Già oggi l’Italia, a fronte di un riscaldamento medio globale di circa 1°C nell’ultimo secolo, si è riscaldata invece di circa 2°C. Nel caso continuassimo con le tendenze attuali di emissioni di gas serra, si può facilmente pensare che in Italia al 2050 la temperatura media possa aumentare come minimo almeno di un altro grado, ma probabilmente di più. In ultima istanza, comunque, il problema non è solo che suderemo un po’ di più, ma il fatto che questo riscaldamento sarà accompagnato da impatti sempre più forti sul territorio, gli ecosistemi e l’uomo, con la sua salute e le sue attività produttive, prima tra tutte l’agricoltura. Si pensi alle ondate di calore e alla nascita di inquinanti come l’ozono nelle nostre città, con i relativi problemi per la salute, soprattutto di categorie deboli come anziani, bambini, asmatici, cardiopatici. Si pensi all’aumento della violenza degli eventi estremi di pioggia e vento e ai tanti danni e morti che contiamo ogni giorno di più. Si ricordi la siccità che ha colpito in varie annate recenti la nostra Italia e ai danni che ha fatto all’agricoltura: questi danni potranno essere maggiori. Da un lato dobbiamo diminuire le nostre emissioni affinché questi impatti non aumentino ulteriormente; dall’altro dobbiamo adattarci e mettere in sicurezza il nostro Paese dai danni che comunque ci dovremo tenere anche con una diminuzione delle emissioni: si ricordi che non si parla mai di tornare indietro con la temperatura, ma solo di stabilizzarla a livelli non troppo pericolosi.

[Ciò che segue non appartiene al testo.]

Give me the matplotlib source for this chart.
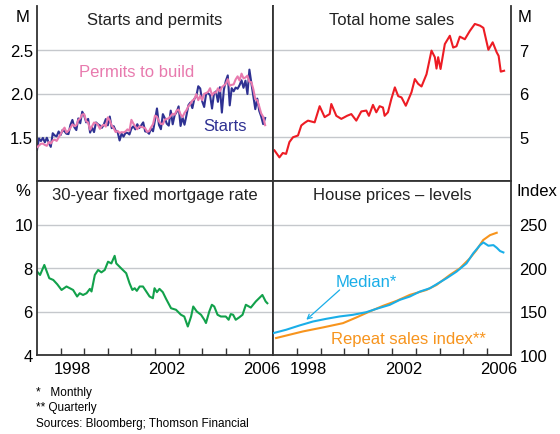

In merito al contrasto ai cambiamenti climatici, quali potrebbero essere le azioni prioritarie da attuare, per avere dei risultati nel breve e medio termine?

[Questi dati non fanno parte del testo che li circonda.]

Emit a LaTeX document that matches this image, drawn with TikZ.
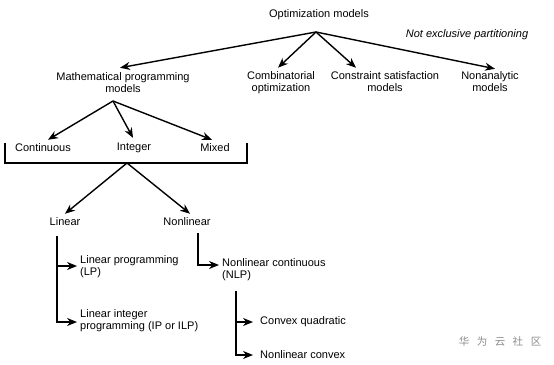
\documentclass[tikz,border=0pt]{standalone}
\usepackage{fontspec}
\setmainfont{Liberation Sans}
\newfontfamily\cjk{Noto Sans CJK SC}
\usetikzlibrary{arrows.meta}
\begin{document}
\begin{tikzpicture}[x=1pt,y=-1pt,
  lbl/.style={font=\fontsize{11}{12}\selectfont, inner sep=3pt, align=center},
  lft/.style={lbl, align=left, anchor=west},
  arr/.style={-{Stealth[length=10pt,width=8pt]}, line width=1.4pt},
  ln/.style={line width=1.4pt}]
\useasboundingbox (0,0) rectangle (554,364);

% top level
\node[lbl] (opt) at (319,15) {Optimization models};
\coordinate (apex) at (316,32);
\node[lbl, font=\fontsize{11}{12}\selectfont\itshape] (note) at (467,35) {Not exclusive partitioning};

\node[lbl] (math) at (123,83) {Mathematical programming\\models};
\node[lbl] (comb) at (281,83) {Combinatorial\\optimization};
\node[lbl] (cons) at (385,82) {Constraint satisfaction\\models};
\node[lbl] (nona) at (490,82) {Nonanalytic\\models};

\draw[arr] (apex) -- ([xshift=-3pt,yshift=2pt]math.north);
\draw[arr] (apex) -- ([xshift=-3pt,yshift=1pt]comb.north);
\draw[arr] (apex) -- ([xshift=-29pt,yshift=1pt]cons.north);
\draw[arr] (apex) -- ([xshift=5pt]nona.north);

% math programming children
\coordinate (mhub) at (113,101);
\node[lbl] (cont) at (43,148) {Continuous};
\node[lbl] (intg) at (134,148) {Integer};
\node[lbl] (mixd) at (215,148) {Mixed};
\draw[arr] (mhub) -- ([xshift=5pt,yshift=1pt]cont.north);
\draw[arr] (mhub) -- ([xshift=-1pt,yshift=2pt]intg.north);
\draw[arr] (mhub) -- ([xshift=-3pt,yshift=1pt]mixd.north);

% bracket
\coordinate (bl) at (5,143);
\coordinate (br) at (247,143);
\coordinate (bhub) at (127,163);
\draw[ln] (bl) |- (bhub) -| (br);

% linear / nonlinear
\node[lbl] (lin) at (65,222) {Linear};
\node[lbl] (nonl) at (187,222) {Nonlinear};
\draw[arr] (bhub) -- ([yshift=1pt]lin.north);
\draw[arr] (bhub) -- ([xshift=3pt,yshift=1pt]nonl.north);

% linear branch
\coordinate (linstem) at (57,236);
\node[lft] (lp) at (77,267) {Linear programming\\(LP)};
\node[lft] (ilp) at (77,321) {Linear integer\\programming (IP or ILP)};
\draw[arr] (linstem) |- ([yshift=1pt]lp.west);
\draw[arr] (linstem) |- ([yshift=-1pt]ilp.west);

% nonlinear branch
\coordinate (nlstem) at (198,233);
\node[lft] (nlp) at (219,270) {Nonlinear continuous\\(NLP)};
\draw[arr] (nlstem) |- ([yshift=5pt]nlp.west);

\coordinate (nlpstem) at (236,291);
\node[lft] (cq) at (257,322) {Convex quadratic};
\node[lft] (nc) at (257,355) {Nonlinear convex};
\draw[arr] (nlpstem) |- ([xshift=-4pt]cq.west);
\draw[arr] (nlpstem) |- ([xshift=-4pt]nc.west);

% watermark
\node[font=\cjk\fontsize{10.5}{12}\selectfont, text=black!45, inner sep=0pt] (wm) at (500,342)
  {华\hspace{7.5pt}为\hspace{7.5pt}云\hspace{7.5pt}社\hspace{7.5pt}区};
\end{tikzpicture}
\end{document}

Ovviamente è importante innanzi tutto avere coscienza del problema e basarsi sui dati della migliore scienza. Poi ognuno di noi può fare qualcosa con il cambiamento del proprio stile di vita, ma anche con l’innesco di circuiti virtuosi dal basso, di consumo, risparmio energetico, produzione distribuita di energia. Ma importantissimo è spingere sui nostri politici affinché adottino politiche ambientali serie e incisive. Infatti, sono loro che devono gestire la transizione energetica, perché si tratta soprattutto di cambiare il modo di produrre energia, abbandonando gradualmente ma in maniera decisa i combustibili fossili. E per fare questo la transizione va gestita politicamente, per evitare che la paghino le fasce più deboli della popolazione.
La lotta ai cambiamenti climatici può rappresentare anche un’opportunità per costruire un nuovo modello economico e sociale?
Assolutamente sì! Ricordo a tutti che i rapporti IPCC (e l’accordo di Parigi che su questi si basa) ci dicono che, se vogliamo evitare i guai peggiori ed eventualmente irreversibili dei cambiamenti climatici, la seconda parte di questo secolo dovrà essere ad emissioni nette di carbonio zero. Questo è un messaggio molto forte ai politici, agli economisti, ai businessmen. Signori – si fa capire – il carbone, il petrolio, il gas naturale non hanno futuro. Se volete fare business, dovete farlo su altro. Io credo poi che ci sia un equivoco di fondo: molti pensano che la lotta ai cambiamenti climatici sia un tema di chi vuole regolamentare strettamente l’economia con interventi pubblici. In realtà non sappiamo bene quale sia la ricetta per la gestione della transizione energetica: insieme a possibili azioni sulle leve fiscali, abbiamo bisogno di uno sforzo congiunto di imprenditori illuminati di tutte le tendenze politiche, perché salire adesso sulla stessa barca significa anche cogliere tutte le opportunità che presenta il passaggio ad un’economia sostenibile, circolare, senza emissioni di carbonio. Del resto la nostra Italia è fatta soprattutto di piccole aziende poco energivore e locali. Questo nuovo modello si adatta perfettamente al loro sviluppo.